NASA's Deep Space Network (DSN) of terrestrial radio antennas currently handles all reception of incoming pictures and data from NASA craft beyond Earth orbit and some satellites orbiting the planet. The system is already bursting at the seams, officials agree, and engineers are scrambling to meet future needs. No matter what is done, however, the DSN could be overwhelmed by future spacecraft that will be capable of collecting much more data.

"Concerted action" toward building a laser system "will be required to prevent a crisis in the form of a data transmission bottleneck," the authors of the Science article argue.

The new cosmic Internet would be based on technology already developed by the fiber-optics industry. It would operate in the near-infrared wavelengths, a portion of the electromagnetic spectrum (which includes radio waves and visible light) commonly used by astronomers to study the heavens. There's an inherent advantage in this scheme: Ground receiving stations already exist in the form of large optical telescopes that can record near-infrared signals.

Download rates could be 100 times faster.

"It would be like surfing the Internet with a slow modem over a normal telephone line, as compared to surfing with a DSL line," Martin Harwit told SPACE.com. "With a DSL line images appear almost instantaneously. With a slow modem one has to wait for each screen to slowly write an image, line by line."

Laser transmission also saves power, Harwit explained, because a laser beam operates at higher frequencies and is more focused than radio. A spacecraft's onboard transmitter can therefore use roughly 100 times less power. The flip side of this, however, is that a more precise instrument is required to send the signal.
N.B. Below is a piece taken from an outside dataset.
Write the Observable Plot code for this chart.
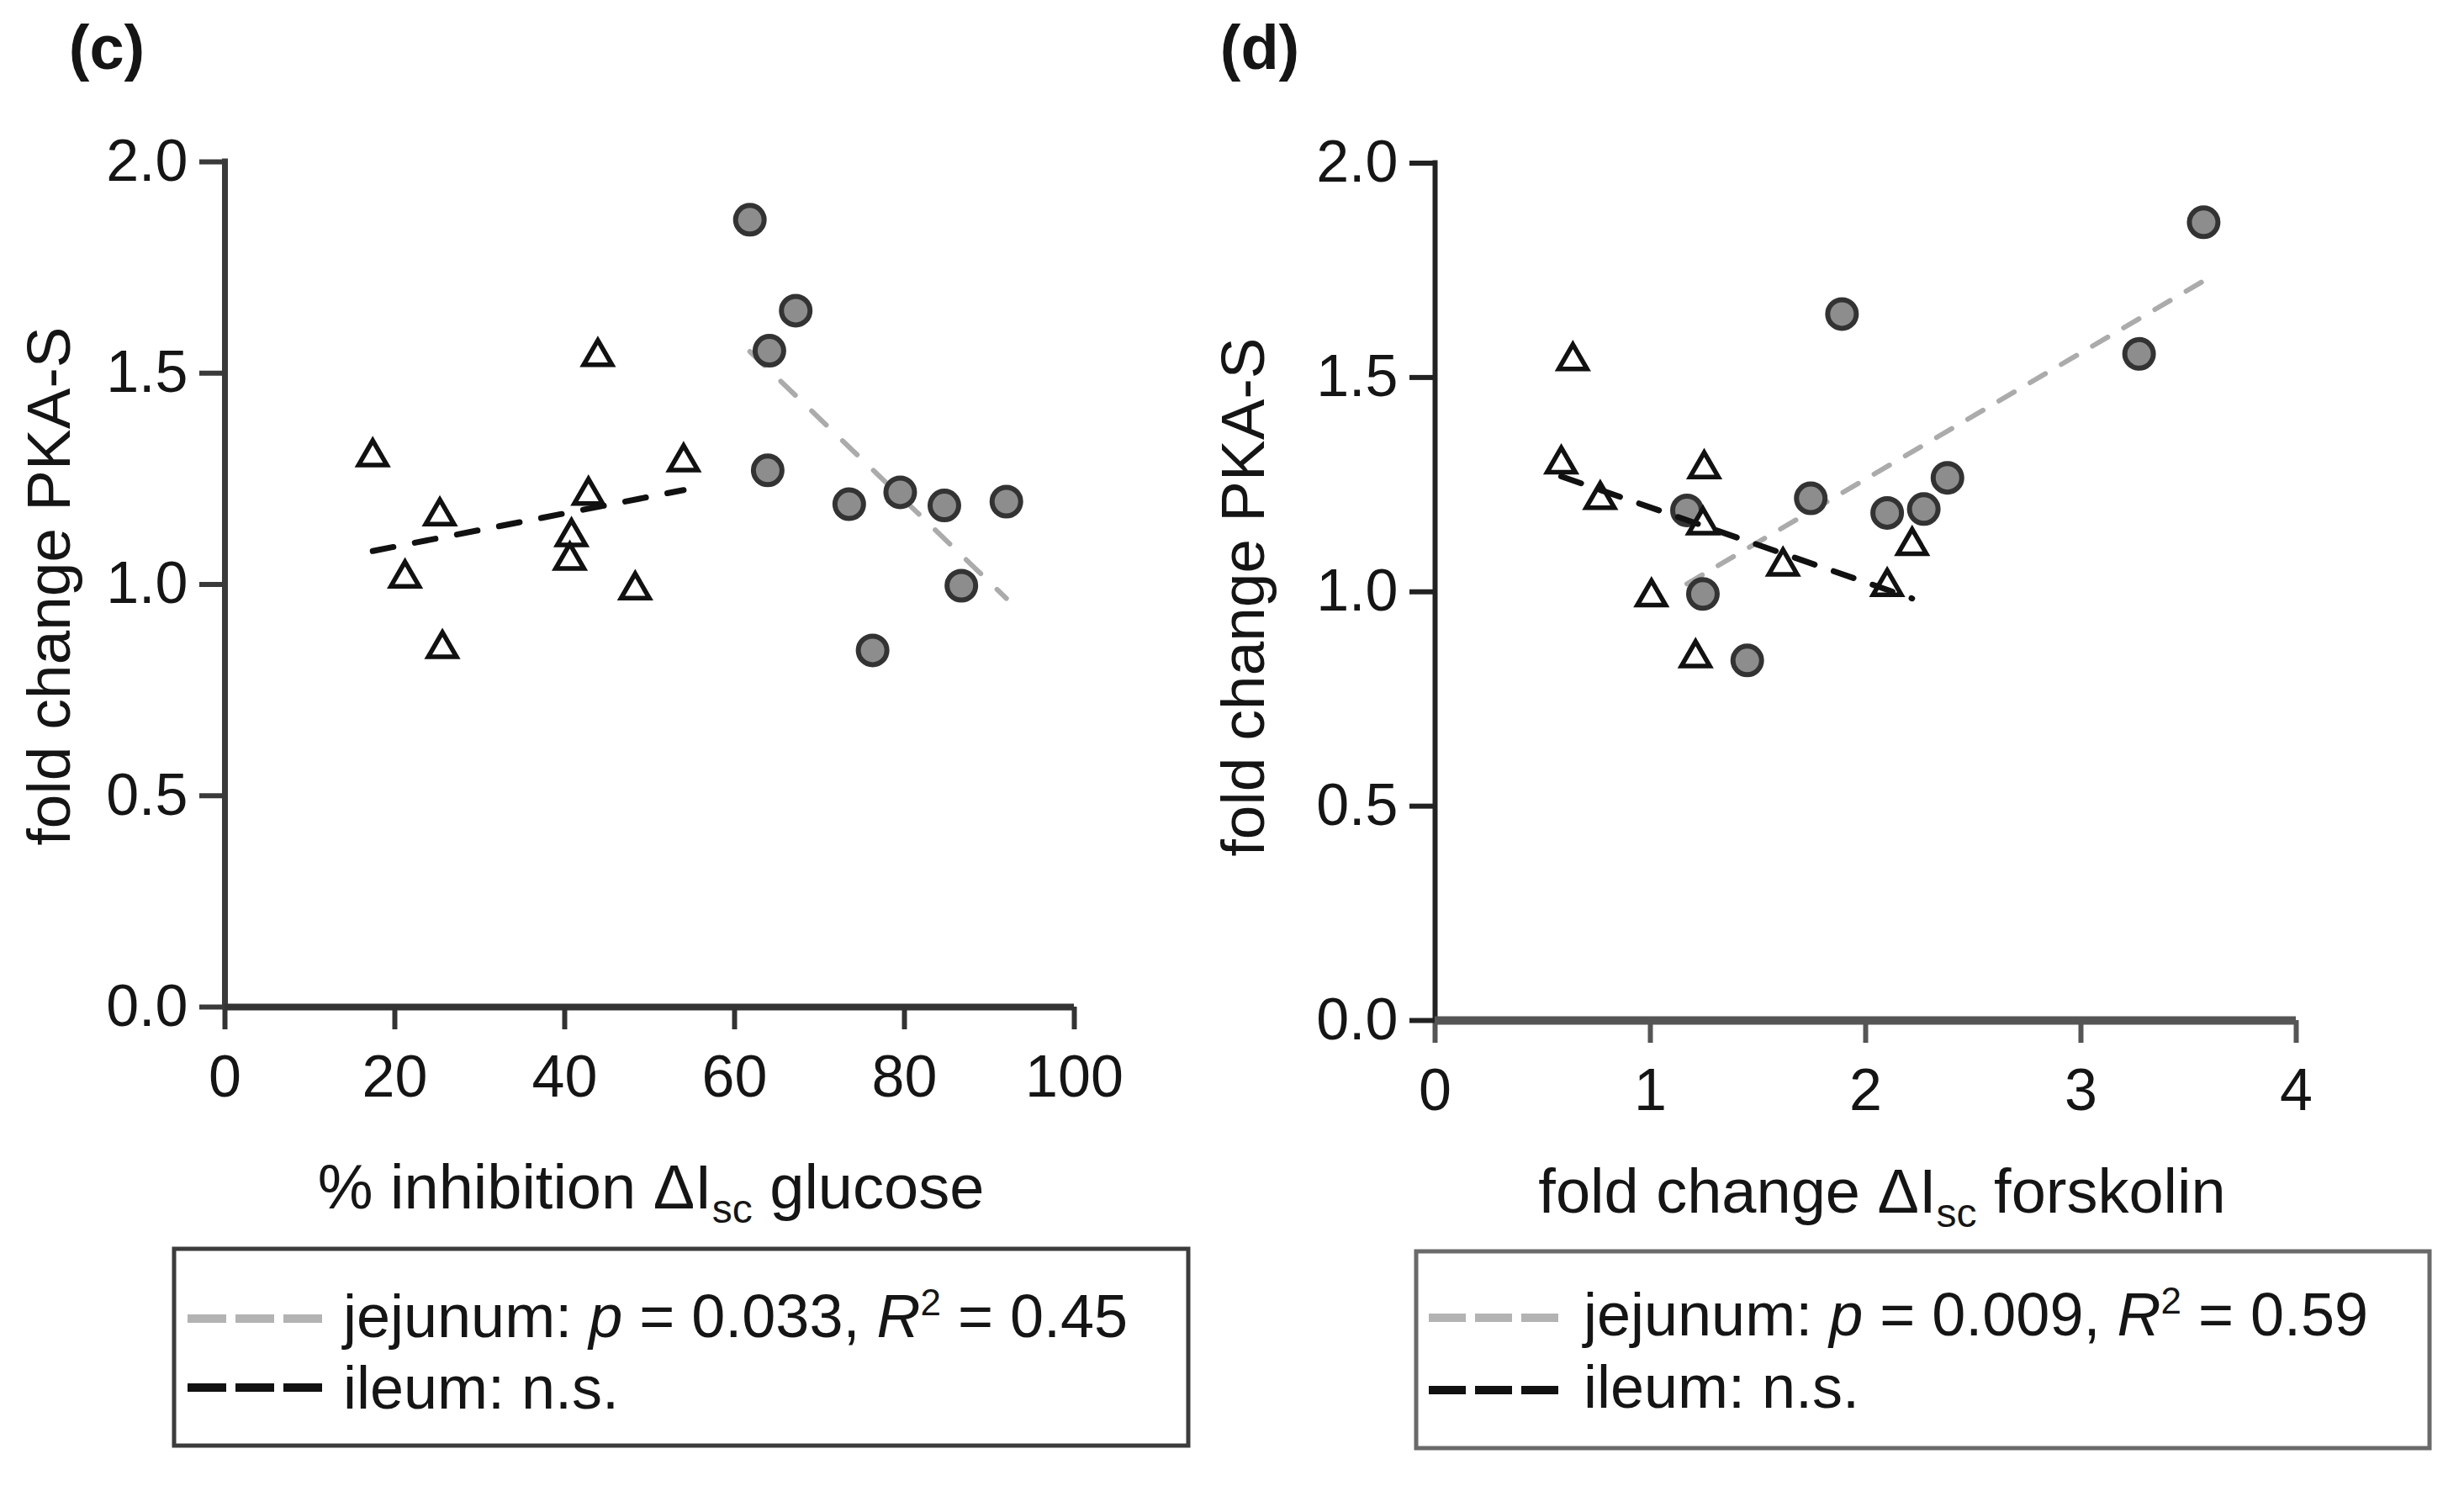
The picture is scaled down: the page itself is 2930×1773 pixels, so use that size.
<!DOCTYPE html>
<html>
<head>
<meta charset="utf-8">
<script src="https://cdn.jsdelivr.net/npm/d3@7"></script>
<script src="https://cdn.jsdelivr.net/npm/@observablehq/plot@0.6"></script>
<style>
  html, body { margin: 0; padding: 0; background: #fff; }
  #root { position: relative; width: 2930px; height: 1773px; background: #fff; overflow: hidden; }
  #root > svg { position: absolute; }
</style>
</head>
<body>
<div id="root"></div>
<script>
// ---------------- data ----------------
// Panel (c): % inhibition ΔIsc glucose vs fold change PKA-S
const cIleumX = [17.4, 21.2, 25.3, 25.6, 43.9, 42.8, 40.8, 40.6, 48.3, 54.0];
const cIleumY = [1.302, 1.015, 1.162, 0.848, 1.539, 1.211, 1.113, 1.057, 0.987, 1.290];
const cJejX   = [61.8, 67.2, 64.1, 63.9, 73.5, 79.5, 84.7, 92.0, 86.7, 76.25];
const cJejY   = [1.863, 1.648, 1.553, 1.270, 1.190, 1.218, 1.187, 1.196, 0.997, 0.844];
// Panel (d): fold change ΔIsc forskolin vs fold change PKA-S
const dIleumX = [0.64, 0.586, 1.25, 0.767, 1.244, 1.616, 2.216, 2.10, 1.005, 1.21];
const dIleumY = [1.539, 1.298, 1.287, 1.215, 1.156, 1.06, 1.108, 1.012, 0.988, 0.846];
const dJejX   = [3.57, 1.89, 3.27, 2.38, 1.745, 2.27, 2.10, 1.17, 1.244, 1.45];
const dJejY   = [1.862, 1.648, 1.555, 1.266, 1.218, 1.193, 1.184, 1.19, 0.995, 0.84];

const yTicks = [0, 0.5, 1.0, 1.5, 2.0];
const cXTicks = [0, 20, 40, 60, 80, 100];
const dXTicks = [0, 1, 2, 3, 4];

const cLegend = {jej: "0.033", r2: "0.45"};
const dLegend = {jej: "0.009", r2: "0.59"};

const zip = (xs, ys) => xs.map((x, i) => ({x, y: ys[i]}));

const FONT = '"Liberation Sans", Arial, Helvetica, sans-serif';

function panel(o) {
  const ileum = zip(o.ileumX, o.ileumY);
  const jej = zip(o.jejX, o.jejY);
  return Plot.plot({
    width: o.width, height: o.height,
    marginLeft: o.ml, marginRight: o.mr, marginTop: o.mt, marginBottom: o.mb,
    style: {fontFamily: FONT, fontSize: "70px", color: "#151515", background: "transparent", overflow: "visible"},
    x: {domain: o.xDomain},
    y: {domain: [0, 2]},
    marks: [
      Plot.axisX({ticks: o.xTicks, tickSize: 27, tickPadding: 30, stroke: o.xStroke, strokeWidth: 6, label: null, tickFormat: d => String(d)}),
      Plot.axisY({ticks: yTicks, tickSize: 30, tickPadding: 14, stroke: o.yStroke, strokeWidth: 6, label: null, tickFormat: d => d.toFixed(1)}),
      Plot.ruleX([0], {stroke: o.yStroke, strokeWidth: o.yAxisW, strokeLinecap: "square"}),
      Plot.ruleY([0], {stroke: o.xStroke, strokeWidth: o.xAxisW}),
      Plot.linearRegressionY(jej, {x: "x", y: "y", ci: 0, stroke: "#ababab", strokeWidth: 6, strokeDasharray: o.grayDash}),
      Plot.dot(jej, {x: "x", y: "y", r: 17, fill: "#8d8d8d", stroke: "#333", strokeWidth: 6}),
      Plot.dot(ileum, {x: "x", y: "y", symbol: "triangle", r: 12.5, fill: "#fff", stroke: "#111", strokeWidth: 5.5}),
      Plot.linearRegressionY(ileum, {x: "x", y: "y", ci: 0, stroke: "#111", strokeWidth: 7, strokeDasharray: o.blackDash})
    ]
  });
}

const root = document.getElementById("root");

const pc = panel({
  ileumX: cIleumX, ileumY: cIleumY, jejX: cJejX, jejY: cJejY,
  width: 1400, height: 1400, ml: 267, mr: 123, mt: 192, mb: 203,
  xDomain: [0, 100], xTicks: cXTicks,
  xStroke: "#333", yStroke: "#3a3a3a", xAxisW: 8, yAxisW: 7,
  grayDash: "24,27", blackDash: "25,26"
});
pc.style.left = "0px"; pc.style.top = "0px";
root.appendChild(pc);

const pd = panel({
  ileumX: dIleumX, ileumY: dIleumY, jejX: dJejX, jejY: dJejY,
  width: 1500, height: 1400, ml: 306, mr: 170, mt: 193.5, mb: 187,
  xDomain: [0, 4], xTicks: dXTicks,
  xStroke: "#555", yStroke: "#222", xAxisW: 10, yAxisW: 6,
  grayDash: "21,22", blackDash: "25,24"
});
pd.style.left = "1400px"; pd.style.top = "0px";
root.appendChild(pd);

// ---------------- overlay: panel letters, axis titles, legend boxes ----------------
const ov = d3.select(root).append("svg")
  .attr("width", 2930).attr("height", 1773)
  .style("left", "0px").style("top", "0px")
  .attr("font-family", FONT).attr("fill", "#151515");

function letter(x, txt) {
  ov.append("text").attr("x", x).attr("y", 82).attr("text-anchor", "middle")
    .attr("font-size", 74).attr("font-weight", "bold").text(txt);
}
letter(127, "(c)");
letter(1498, "(d)");

function yTitle(x, y) {
  ov.append("text").attr("transform", `translate(${x},${y}) rotate(-90)`)
    .attr("text-anchor", "middle").attr("font-size", 73).text("fold change PKA-S");
}
yTitle(83, 697);
yTitle(1503, 710);

function xTitle(x, y, pre, post) {
  const t = ov.append("text").attr("x", x).attr("y", y).attr("text-anchor", "middle").attr("font-size", 74);
  t.append("tspan").text(pre + "\u0394I");
  t.append("tspan").attr("font-size", 48).attr("dy", 17).text("sc");
  t.append("tspan").attr("dy", -17).text(" " + post);
}
xTitle(774, 1437, "% inhibition ", "glucose");
xTitle(2238, 1442, "fold change ", "forskolin");

function legend(o, vals) {
  ov.append("rect").attr("x", o.x).attr("y", o.y).attr("width", o.w).attr("height", o.h)
    .attr("fill", "none").attr("stroke", o.border).attr("stroke-width", 5);
  ov.append("line").attr("x1", o.sx).attr("x2", o.sx + o.sl).attr("y1", o.y1).attr("y2", o.y1)
    .attr("stroke", "#b3b3b3").attr("stroke-width", 10).attr("stroke-dasharray", o.dash);
  ov.append("line").attr("x1", o.sx).attr("x2", o.sx + o.sl).attr("y1", o.y2).attr("y2", o.y2)
    .attr("stroke", "#111").attr("stroke-width", 10).attr("stroke-dasharray", o.dash);
  const t1 = ov.append("text").attr("x", o.tx).attr("y", o.b1).attr("font-size", 72);
  t1.append("tspan").text("jejunum: ");
  t1.append("tspan").attr("font-style", "italic").text("p");
  t1.append("tspan").text(" = " + vals.jej + ", ");
  t1.append("tspan").attr("font-style", "italic").text("R");
  t1.append("tspan").attr("font-size", 44).attr("dy", -26).text("2");
  t1.append("tspan").attr("dy", 26).text(" = " + vals.r2);
  ov.append("text").attr("x", o.tx).attr("y", o.b2).attr("font-size", 72).text("ileum: n.s.");
}
legend({x: 207, y: 1485, w: 1206, h: 234, border: "#3c3c3c", sx: 223, sl: 160, dash: "46,11",
        y1: 1568, y2: 1650, tx: 408, b1: 1590, b2: 1675}, cLegend);
legend({x: 1684, y: 1488, w: 1205, h: 234, border: "#6a6a6a", sx: 1699, sl: 155, dash: "44,11",
        y1: 1567, y2: 1653, tx: 1883, b1: 1588, b2: 1674}, dLegend);
</script>
</body>
</html>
"A drawback in infrared laser transmission is that the transmitting dish has to have the surface quality of a precision telescope, and that the pointing mechanism has to be much more accurate than for a radio transmitter," Harwit said. Since a laser beam is relatively narrow, it must be pointed directly and accurately at a receiving station, whereas radio transmissions need only be directed in the vicinity of the receiver.

Spacecraft would be required to pack a 1-meter (3-foot) telescope for the task -- no small expense.

The idea is not brand new. In fact, NASA's Jet Propulsion Laboratory is investigating the feasibility of such a system. Engineers have said a laser-based setup could be cost effective. But critics note one significant drawback: laser transmissions cannot penetrate clouds.

"The receiving stations would need to be placed on high mountaintops known for their high number of days with clear skies," Harwit said. "This is not a particular disadvantage if properly planned."

A series of at least three stations would be required around the globe, at a total cost of about $200 million, Harwit and his colleagues estimate.

Additional funds would be needed to support maintenance and operations. Another $200 million or so would be required to develop the space-based laser transmitters. The researchers say that once that's done, costs to install one on each future spacecraft would be similar to that of radio transmitters.

The European Space Agency (ESA) has already demonstrated the ability to use laser technology to communicate between two satellites, ARTEMIS and SPOT-4. They researchers note that a space-to-ground system can't be built without the resources of NASA and the ESA. And they say that having a robust system online in 10-15 years requires starting now.

"Work toward a near-infrared telemetry system carries little risk and will rapidly pay for itself in the efficiency with which data can be gathered and transmitted," they conclude in their article.